Windows Phone development manager Charle Kindel wrote on his blog that is was leaving the position to start a new company.
Kindel joined the WIndows Phone team in 2009 as the general manager, driving the effort behind Windows Phone 7, arguably the first successful mobile operating system Microsoft has released. The operating system is carried on phones from LG, HTC and Samsung among others.
Although the OS received good reviews, the lack of some features such as multitasking, a universal search, and unified email inbox was critised by Endgadget. Kindel is leaving Microsoft just before the company releases an updated OS, codenamed Mango, to address these issues.
Kindel was very positive about Windows Phone in his farewell email. "To the Windows Phone team: I may stop using some Microsoft products now that I’m out of here.
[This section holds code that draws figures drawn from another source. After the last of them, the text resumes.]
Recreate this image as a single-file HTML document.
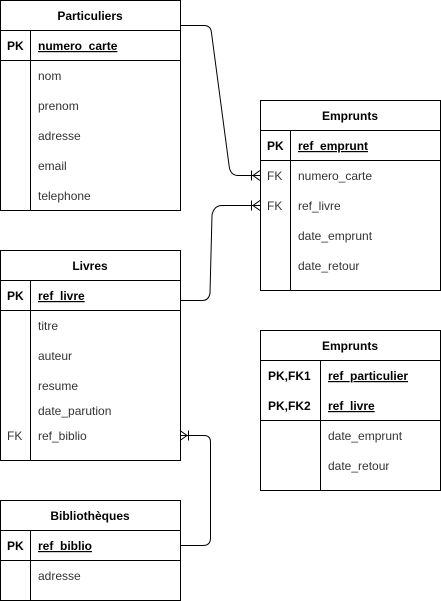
<!DOCTYPE html>
<html><head><meta charset="utf-8"><style>
html,body{margin:0;padding:0;background:#fff;width:441px;height:601px;overflow:hidden}
svg{display:block;font-family:"Liberation Sans",Arial,sans-serif;font-size:12px}
</style></head><body>
<svg width="441" height="601" viewBox="0 0 441 601">
<g fill="#fff" stroke="#000" stroke-width="1">
<rect x="0.5" y="0.5" width="180" height="210"/>
<rect x="260.5" y="100.5" width="180" height="190"/>
<rect x="0.5" y="250.5" width="180" height="210"/>
<rect x="0.5" y="500.5" width="180" height="100"/>
<rect x="260.5" y="330.5" width="180" height="160"/>
</g>
<g stroke="#000" stroke-width="1" fill="none">
<path d="M0 30.5H181M0 60.5H181M30.5 30V211"/>
<path d="M260 130.5H441M260 160.5H441M290.5 130V291"/>
<path d="M0 280.5H181M0 310.5H181M30.5 280V461"/>
<path d="M0 530.5H181M0 560.5H181M30.5 530V601"/>
<path d="M260 360.5H441M260 420.5H441M320.5 360V491"/>
<!-- connectors -->
<path d="M180 25.5H204Q211 25.5 211.5 33L229 165Q230 175.5 238 175.5H260"/>
<path d="M260 170.5L253 175.5L260 180.5M251.5 170.5V180.5"/>
<path d="M180 300.5H202Q209 300.5 210 293L212 215Q214 205.5 222 205.5H260"/>
<path d="M260 200.5L253 205.5L260 210.5M251.5 200.5V210.5"/>
<path d="M180 435.5H204Q210.5 435.5 210.5 442V538Q210.5 545.5 203 545.5H180"/>
<path d="M180 430.5L187 435.5L180 440.5M188.5 430.5V440.5"/>
</g>
<g fill="#000" text-anchor="middle" font-weight="bold">
<text x="90" y="20">Particuliers</text>
<text x="350" y="120">Emprunts</text>
<text x="90" y="270">Livres</text>
<text x="90" y="520">Bibliothèques</text>
<text x="350" y="350">Emprunts</text>
</g>
<g fill="#000" font-weight="bold">
<text x="7" y="50">PK</text>
<text x="38" y="50" text-decoration="underline">numero_carte</text>
<text x="267" y="150">PK</text>
<text x="298" y="150" text-decoration="underline">ref_emprunt</text>
<text x="7" y="300">PK</text>
<text x="38" y="300" text-decoration="underline">ref_livre</text>
<text x="7" y="550">PK</text>
<text x="38" y="550" text-decoration="underline">ref_biblio</text>
<text x="268" y="380">PK,FK1</text>
<text x="328" y="380" text-decoration="underline">ref_particulier</text>
<text x="268" y="410">PK,FK2</text>
<text x="328" y="410" text-decoration="underline">ref_livre</text>
</g>
<g fill="#333">
<text x="38" y="80">nom</text>
<text x="38" y="110">prenom</text>
<text x="38" y="140">adresse</text>
<text x="38" y="170">email</text>
<text x="38" y="200">telephone</text>
<text x="267" y="180">FK</text>
<text x="298" y="180">numero_carte</text>
<text x="267" y="210">FK</text>
<text x="298" y="210">ref_livre</text>
<text x="298" y="240">date_emprunt</text>
<text x="298" y="270">date_retour</text>
<text x="38" y="330">titre</text>
<text x="38" y="360">auteur</text>
<text x="38" y="390">resume</text>
<text x="38" y="415">date_parution</text>
<text x="7" y="440">FK</text>
<text x="38" y="440">ref_biblio</text>
<text x="38" y="580">adresse</text>
<text x="328" y="440">date_emprunt</text>
<text x="328" y="470">date_retour</text>
</g>
</svg>
</body></html>
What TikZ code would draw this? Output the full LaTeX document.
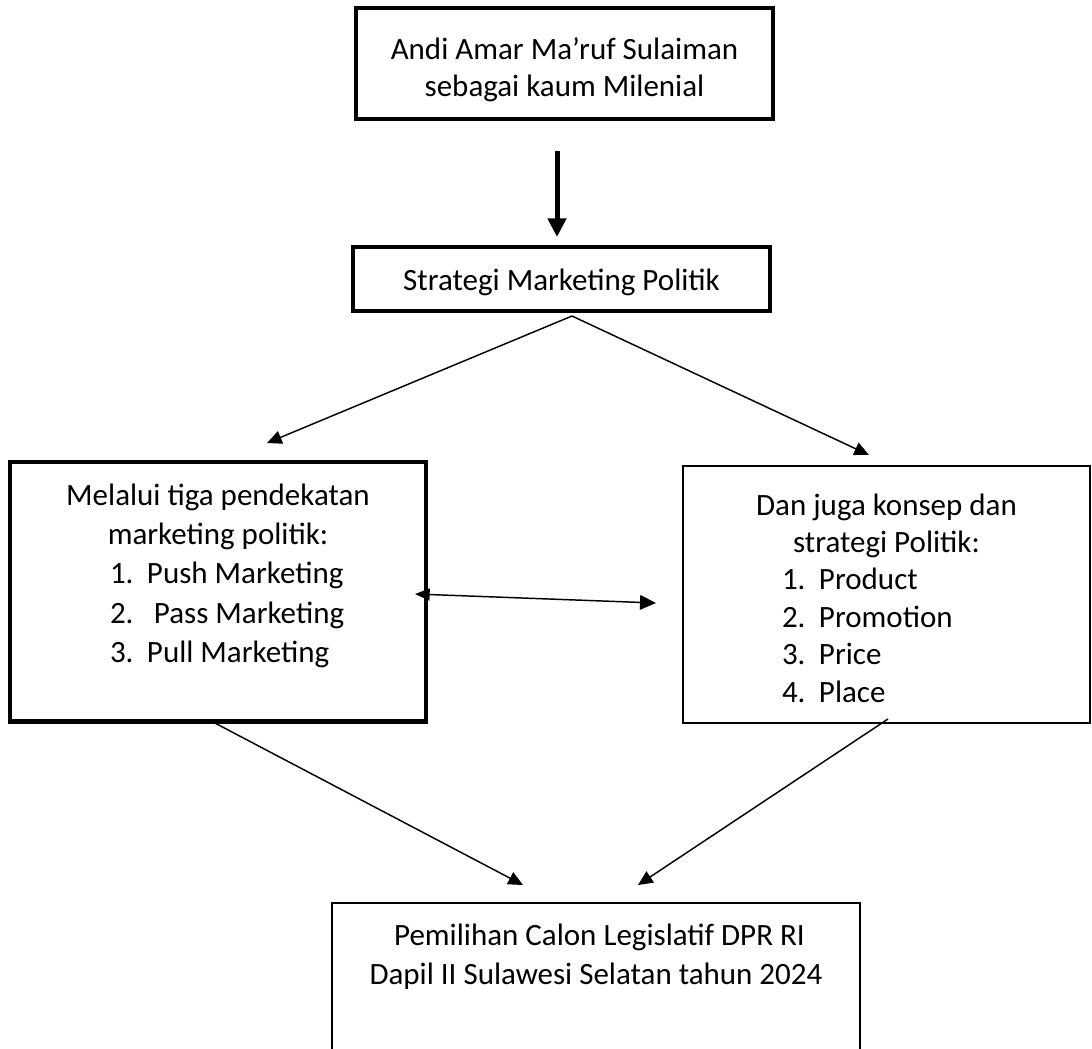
\documentclass[tikz,border=0pt]{standalone}
\usepackage{fontspec}
\setmainfont{Carlito}
\usetikzlibrary{arrows.meta}
\newcommand{\numline}[3]{\makebox[\linewidth][l]{\hspace*{#1}\makebox[27.75pt][l]{#2}#3}}
\newcommand{\boxfont}[1]{\fontsize{23.25pt}{#1}\selectfont}

\begin{document}
\begin{tikzpicture}[x=0.75pt,y=-0.75pt,
  box/.style={draw,line width=1.5pt,inner sep=0pt,outer sep=0pt},
  heavybox/.style={box,line width=3.5pt},
  arr/.style={-{Triangle[length=11pt,width=10pt]},line width=1.1pt},
  bigarr/.style={-{Triangle[length=14pt,width=13.5pt]},line width=3.75pt}]
\useasboundingbox[fill=white] (0,0) rectangle (1092,1049);

\node[heavybox] (top) at (564.5,63.5) {\parbox[c][83.25pt][t]{312.75pt}{\boxfont{27.4pt}\centering
  \rule{0pt}{39pt}Andi Amar Ma’ruf Sulaiman\\ sebagai kaum Milenial}};
\node[heavybox] (strat) at (561.5,279) {\parbox[c][48pt][t]{312.75pt}{\boxfont{28pt}\centering
  \rule{0pt}{32.25pt}Strategi Marketing Politik}};
\node[heavybox] (left) at (218,591.75) {\parbox[c][194.6pt][t]{312pt}{\boxfont{29.6pt}\centering
  \rule{0pt}{32.25pt}Melalui tiga pendekatan\\ marketing politik:\\
  \numline{75pt}{1.}{Push Marketing}\\
  \numline{75pt}{2.}{\ Pass Marketing}\\
  \numline{75pt}{3.}{Pull Marketing}}};
\node[box] (right) at (886.5,594.5) {\parbox[c][192.75pt][t]{305.25pt}{\boxfont{28.05pt}\centering
  \rule{0pt}{36.75pt}Dan juga konsep dan\\ strategi Politik:\\
  \numline{74.25pt}{1.}{Product}\\
  \numline{74.25pt}{2.}{Promotion}\\
  \numline{74.25pt}{3.}{Price}\\
  \numline{74.25pt}{4.}{Place}}};
\node[box] (bottom) at (596,988) {\parbox[c][127.5pt][t]{396pt}{\boxfont{29.25pt}\centering
  \rule{0pt}{31.5pt}\hspace*{5.25pt}Pemilihan Calon Legislatif DPR RI\\ Dapil II Sulawesi Selatan tahun 2024}};

\coordinate (v1) at ([shift={(-7.5,32)}]top.south);
\coordinate (v2) at ([shift={(-4.5,-10)}]strat.north);
\coordinate (fork) at ([shift={(10.5,5)}]strat.south);
\coordinate (tipL) at ([shift={(49,-19)}]left.north);
\coordinate (tipR) at ([shift={(-17.5,-11)}]right.north);
\coordinate (dL) at ([shift={(-11,2.25)}]left.east);
\coordinate (dR) at ([shift={(-27,8.5)}]right.west);
\coordinate (sL) at ([shift={(-6,0)}]left.south);
\coordinate (eL) at ([shift={(-73,-18)}]bottom.north);
\coordinate (sR) at ([shift={(1.5,-4)}]right.south);
\coordinate (eR) at ([shift={(42,-18)}]bottom.north);

\draw[bigarr] (v1) -- (v2);
\draw[arr] (fork) -- (tipL);
\draw[arr] (fork) -- (tipR);
\draw[{Triangle[length=11pt,width=9pt]}-{Triangle[length=12pt,width=11pt]},line width=1.1pt] (dL) -- (dR);
\draw[arr] (sL) -- (eL);
\draw[arr] (sR) -- (eR);
\end{tikzpicture}
\end{document}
But not Windows Phone. The BEST product Microsoft has ever built. Do not let up!" he wrote.
Prior to his work on Windows Phone, Kindel was the GM on Microsoft’s Home Server project and worked on a string of Microsoft products including Windows XP, Windows NT and Windows 95.
His new company "has to do with sports, advertising, mobile, social-networking, and, of course, the cloud," he wrote, and has received angel funding.